Creating 3D Images with Holography
Holography is a technique that captures and records a light field, with the capability of reproducing the original light field in the absence of the initial object. In this process, one laser beam is divided into a reference beam and an object beam. As these split beams later merge on the holographic film, an interference pattern is recorded. This captured pattern forms a hologram.
To reconstruct the image, a laser identical to the one used to record the hologram is projected onto the developed film. As it illuminates the recorded hologram on the film, it is diffracted by the surface pattern of the recording. This structures the light in the same exact way it was originally reflected from the initial object. The result? A virtual image right before your eyes — the hologram.
How Holographic Technology Has Evolved
This method was first developed by Dennis Gabor in 1948, an invention for which he was awarded the Nobel Prize in Physics in 1971. This discovery was made while Gabor was researching how to enhance the resolution of electron microscopes. Initially, a mercury arc lamp was used as the light source. The low coherency of this light, however, prevented researchers from producing holograms with real depth.
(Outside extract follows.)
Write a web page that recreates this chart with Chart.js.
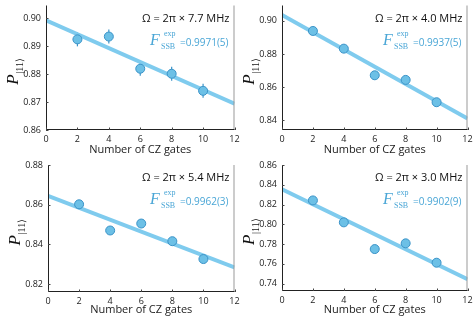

The invention of the laser beam in 1960 made this technique more practical. Featuring a pure and strong light, the laser was an ideal light source for developing holograms. Researchers at the University of Michigan put this new technology to the test in 1962. Combining a laser with an “off-axis technique, ” Emmett Leith and Juris Upatnieks successfully enabled the first laser transmission of 3D objects — a toy train and a bird. This enabled the production of images with a clear depth, but a laser light was still needed in order to see the holographic image.